Sobald die Wahl für eine Schulform getroffen ist, sollten Eltern ihr Kind nur noch bestärken und ermutigen”, so die Wiener Gesundheitspsychologin und gibt zu bedenken, dass Eingewöhnungs- und Umstellungsschwierigkeiten an einer neuen Schule ganz normal sind.
„Man kann eigentlich erst nach einem Jahr abschätzen, ob das Kind mit der geforderten Leistung umgehen kann”, sagt Drewes. Der Schulpsychologe empfiehlt Eltern, auch bei zunächst schlechten Zensuren nicht den Glauben an das Kind zu verlieren oder bereits den nächsten Schulwechsel vorzubereiten. „Bevor das geschieht, sollten Eltern mit den Lehrkräften ihres Kindes sprechen”. Hinter Fünfen und Sechsen können nämlich auch psychische Probleme stecken.

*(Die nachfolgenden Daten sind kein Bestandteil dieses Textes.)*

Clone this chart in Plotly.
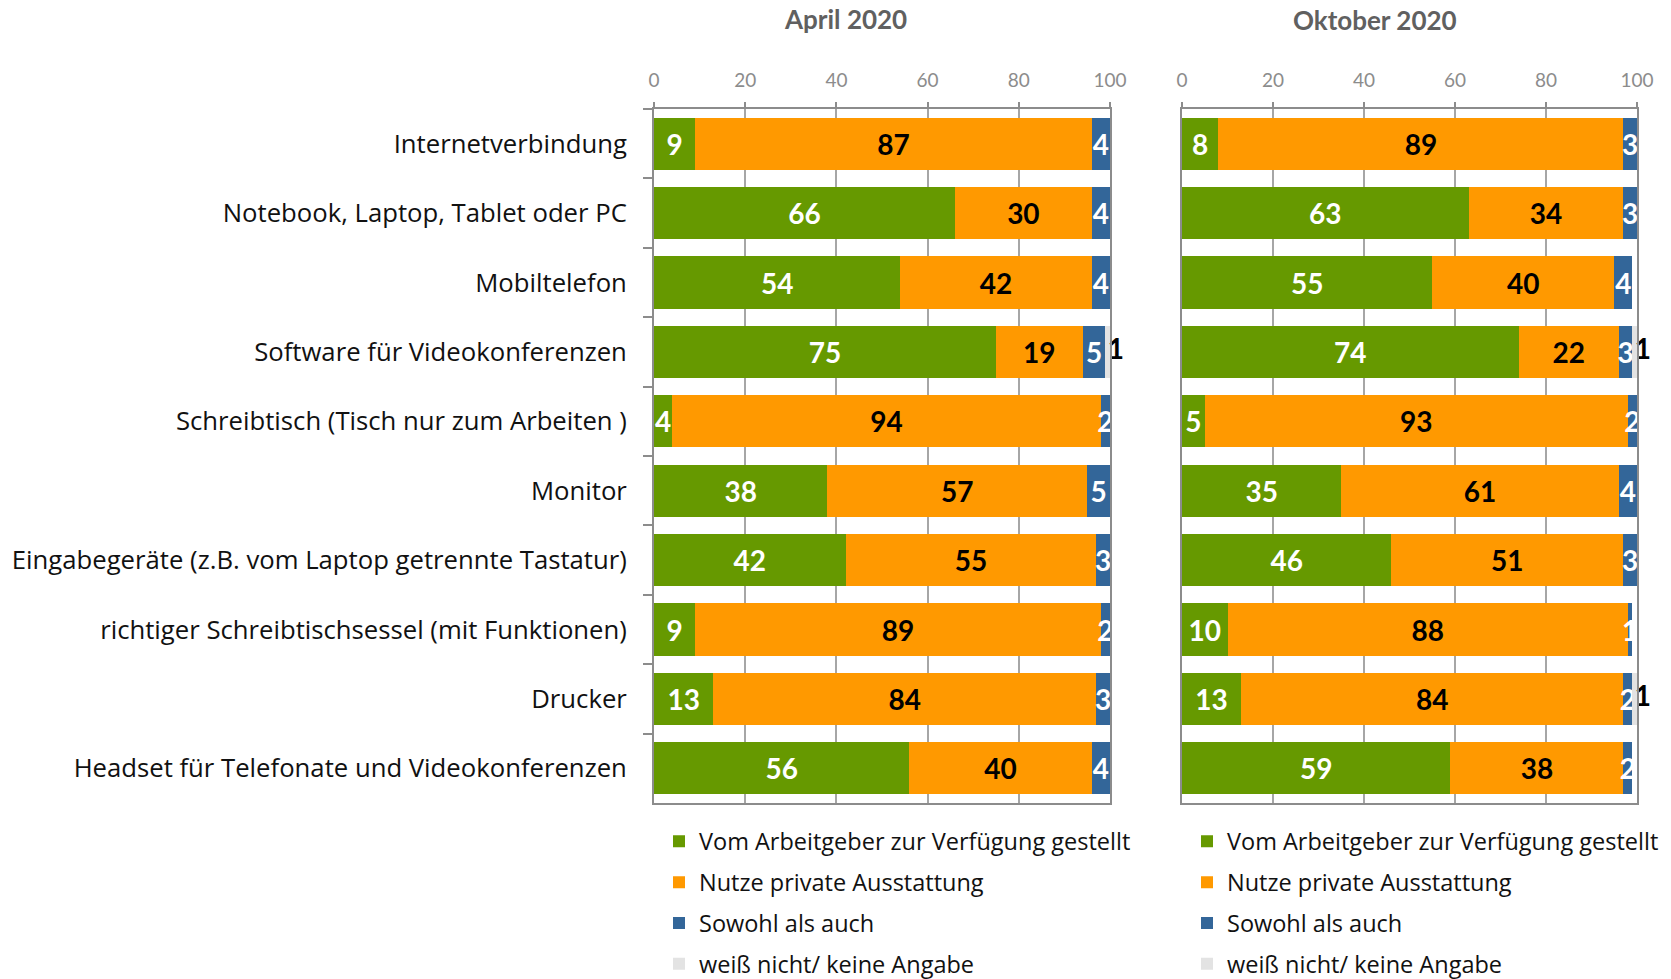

Auch wenn Eltern keine Nachhilfelehrer sein sollten, in der Anfangszeit ist eine Begleitung des Schülers wichtig: „Es gibt so viele neue Fächer, Aufgaben, Zettel und Vokabeln, das kann die Kinder schnell überfordern”, sagt Sirsch und empfiehlt Eltern, z.B. am Abend gemeinsam mit dem Kind auf den Stundenplan des nächsten Tages zu schauen oder sich Termine für wichtige Wochenaufgaben oder Klassenarbeiten zu notieren. „Die weiterführenden Schulen verlangen den Schülern Strukturen und Selbstverantwortlichkeit ab, die sie von der Grundschule noch nicht gewöhnt sind.”